▶ [The problem] Retype the lines beneath this one, from the first through the line containing "const plotLeft = 64, plotTop". Pictures are left out.
• • • •
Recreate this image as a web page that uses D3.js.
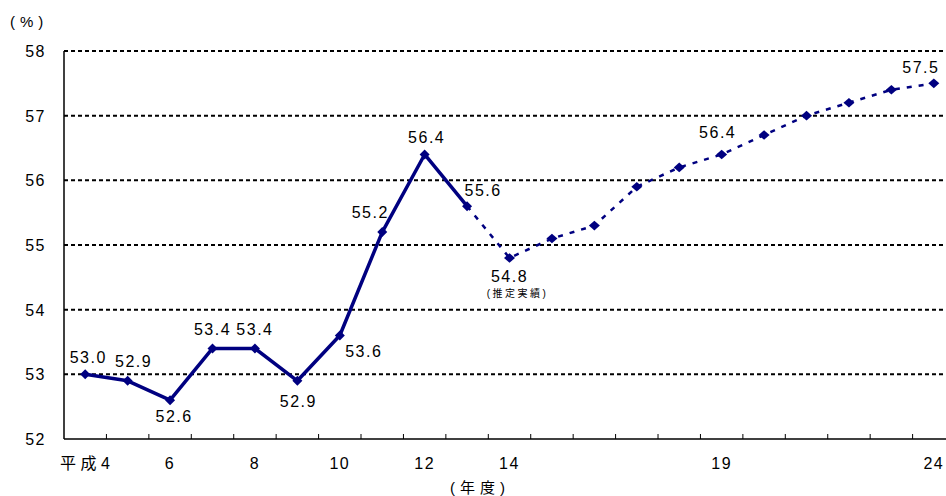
<!DOCTYPE html>
<html>
<head>
<meta charset="utf-8">
<script src="https://cdn.jsdelivr.net/npm/d3@7"></script>
<style>
  html, body { margin: 0; padding: 0; background: #fff; }
  svg { display: block; font-family: "Liberation Sans", Arial, "Noto Sans CJK JP", sans-serif; }
</style>
</head>
<body>
<svg id="chart" width="946" height="496"></svg>
<script>
// Fiscal years (Heisei 4 .. 24)
const years = d3.range(4, 25);
// Ratio (%) per fiscal year; from year 13 onward the figures are estimates / projections
const values = [53.0, 52.9, 52.6, 53.4, 53.4, 52.9, 53.6, 55.2, 56.4, 55.6,
                54.8, 55.1, 55.3, 55.9, 56.2, 56.4, 56.7, 57.0, 57.2, 57.4, 57.5];
// Last year of actual results (solid line ends here, dashed line starts)
const lastActualYear = 13;
// Years whose tick carries a label, and the label text
const xTickLabels = {4: "平成4", 6: "6", 8: "8", 10: "10", 12: "12", 14: "14", 19: "19", 24: "24"};
const yTicks = [52, 53, 54, 55, 56, 57, 58];
// Years whose value is printed next to the marker
const labeledYears = [4, 5, 6, 7, 8, 9, 10, 11, 12, 13, 14, 19, 24];
const noteYear = 14;
const noteText = "(推定実績)";

// Label placement relative to the marker (pixels)
const labelOffset = {
  4: [3, -11], 5: [6, -14], 6: [4, 22], 7: [0, -13], 8: [0, -13], 9: [1, 26],
  10: [24, 21], 11: [-12, -14], 12: [2, -11], 13: [16, -10], 14: [0, 24],
  19: [-4, -16], 24: [-13, -10]
};

const navy = "#000080";
const svg = d3.select("#chart");
const plotLeft = 64, plotTop = 51, plotBottom = 439, step = 42.43;

const x = d3.scaleBand().domain(years).range([plotLeft, plotLeft + step * years.length]);
const y = d3.scaleLinear().domain([52, 58]).range([plotBottom, plotTop]);
const cx = d => x(d) + x.bandwidth() / 2;

// Dotted horizontal gridlines
svg.append("g").selectAll("line")
  .data(yTicks.filter(t => t > 52))
  .join("line")
  .attr("x1", plotLeft).attr("x2", 946)
  .attr("y1", d => y(d)).attr("y2", d => y(d))
  .attr("stroke", "#000").attr("stroke-width", 2)
  .attr("stroke-dasharray", "4,3");

// Axes lines
svg.append("line").attr("x1", plotLeft).attr("x2", plotLeft).attr("y1", plotTop).attr("y2", plotBottom)
  .attr("stroke", "#000").attr("stroke-width", 1.5);
svg.append("line").attr("x1", plotLeft).attr("x2", 946).attr("y1", plotBottom).attr("y2", plotBottom)
  .attr("stroke", "#000").attr("stroke-width", 1.5);

// X ticks at band boundaries, pointing up
svg.append("g").selectAll("line")
  .data(years.slice(1))
  .join("line")
  .attr("x1", d => x(d)).attr("x2", d => x(d))
  .attr("y1", plotBottom).attr("y2", plotBottom - 5)
  .attr("stroke", "#000").attr("stroke-width", 1);

// Y tick labels
svg.append("g").selectAll("text")
  .data(yTicks)
  .join("text")
  .attr("x", 46).attr("y", d => y(d) + 6)
  .attr("text-anchor", "end")
  .attr("font-size", 16).attr("letter-spacing", 1.5)
  .attr("fill", "#000")
  .text(d => d);

svg.append("text").attr("x", 10).attr("y", 27)
  .attr("font-size", 15).attr("letter-spacing", 5).text("(%)");

// X tick labels
svg.append("g").selectAll("text")
  .data(Object.keys(xTickLabels).map(Number))
  .join("text")
  .attr("x", d => cx(d) + (d === 4 ? 2 : 0)).attr("y", 469)
  .attr("text-anchor", "middle")
  .attr("font-size", 16).attr("letter-spacing", d => d === 4 ? 4.5 : 1.5)
  .text(d => xTickLabels[d]);

svg.append("text").attr("x", 480).attr("y", 493)
  .attr("text-anchor", "middle")
  .attr("font-size", 15).attr("letter-spacing", 5).text("(年度)");

// Lines
const pts = years.map((yr, i) => ({yr, v: values[i]}));
const line = d3.line().x(d => cx(d.yr)).y(d => y(d.v));

svg.append("path")
  .datum(pts.filter(d => d.yr >= lastActualYear))
  .attr("d", line).attr("fill", "none")
  .attr("stroke", navy).attr("stroke-width", 2.5)
  .attr("stroke-dasharray", "5,7");

svg.append("path")
  .datum(pts.filter(d => d.yr <= lastActualYear))
  .attr("d", line).attr("fill", "none")
  .attr("stroke", navy).attr("stroke-width", 3.5)
  .attr("stroke-linejoin", "round");

// Diamond markers
const diamond = (w, h) => `M0,${-h}L${w},0L0,${h}L${-w},0Z`;
svg.append("g").selectAll("path")
  .data(pts)
  .join("path")
  .attr("transform", d => `translate(${cx(d.yr)},${y(d.v)})`)
  .attr("d", d => d.yr <= lastActualYear ? diamond(5, 5) : diamond(5.5, 4.8))
  .attr("fill", navy);

// Value labels
svg.append("g").selectAll("text")
  .data(pts.filter(d => labeledYears.includes(d.yr)))
  .join("text")
  .attr("x", d => cx(d.yr) + labelOffset[d.yr][0])
  .attr("y", d => y(d.v) + labelOffset[d.yr][1])
  .attr("text-anchor", "middle")
  .attr("font-size", 16).attr("letter-spacing", 1.5)
  .attr("fill", "#000")
  .text(d => d.v.toFixed(1));

svg.append("text")
  .attr("x", cx(noteYear) + 8).attr("y", y(values[years.indexOf(noteYear)]) + 39)
  .attr("text-anchor", "middle")
  .attr("font-size", 10).attr("letter-spacing", 2.5)
  .text(noteText);
</script>
</body>
</html>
• • • •
▶ [Exercise output]
Recreate this image as a web page that uses D3.js.
<!DOCTYPE html>
<html>
<head>
<meta charset="utf-8">
<script src="https://cdn.jsdelivr.net/npm/d3@7"></script>
<style>
  html, body { margin: 0; padding: 0; background: #fff; }
  svg { display: block; font-family: "Liberation Sans", Arial, "Noto Sans CJK JP", sans-serif; }
</style>
</head>
<body>
<svg id="chart" width="946" height="496"></svg>
<script>
// Fiscal years (Heisei 4 .. 24)
const years = d3.range(4, 25);
// Ratio (%) per fiscal year; from year 13 onward the figures are estimates / projections
const values = [53.0, 52.9, 52.6, 53.4, 53.4, 52.9, 53.6, 55.2, 56.4, 55.6,
                54.8, 55.1, 55.3, 55.9, 56.2, 56.4, 56.7, 57.0, 57.2, 57.4, 57.5];
// Last year of actual results (solid line ends here, dashed line starts)
const lastActualYear = 13;
// Years whose tick carries a label, and the label text
const xTickLabels = {4: "平成4", 6: "6", 8: "8", 10: "10", 12: "12", 14: "14", 19: "19", 24: "24"};
const yTicks = [52, 53, 54, 55, 56, 57, 58];
// Years whose value is printed next to the marker
const labeledYears = [4, 5, 6, 7, 8, 9, 10, 11, 12, 13, 14, 19, 24];
const noteYear = 14;
const noteText = "(推定実績)";

// Label placement relative to the marker (pixels)
const labelOffset = {
  4: [3, -11], 5: [6, -14], 6: [4, 22], 7: [0, -13], 8: [0, -13], 9: [1, 26],
  10: [24, 21], 11: [-12, -14], 12: [2, -11], 13: [16, -10], 14: [0, 24],
  19: [-4, -16], 24: [-13, -10]
};

const navy = "#000080";
const svg = d3.select("#chart");
const plotLeft = 64, plotTop = 51, plotBottom = 439, step = 42.43;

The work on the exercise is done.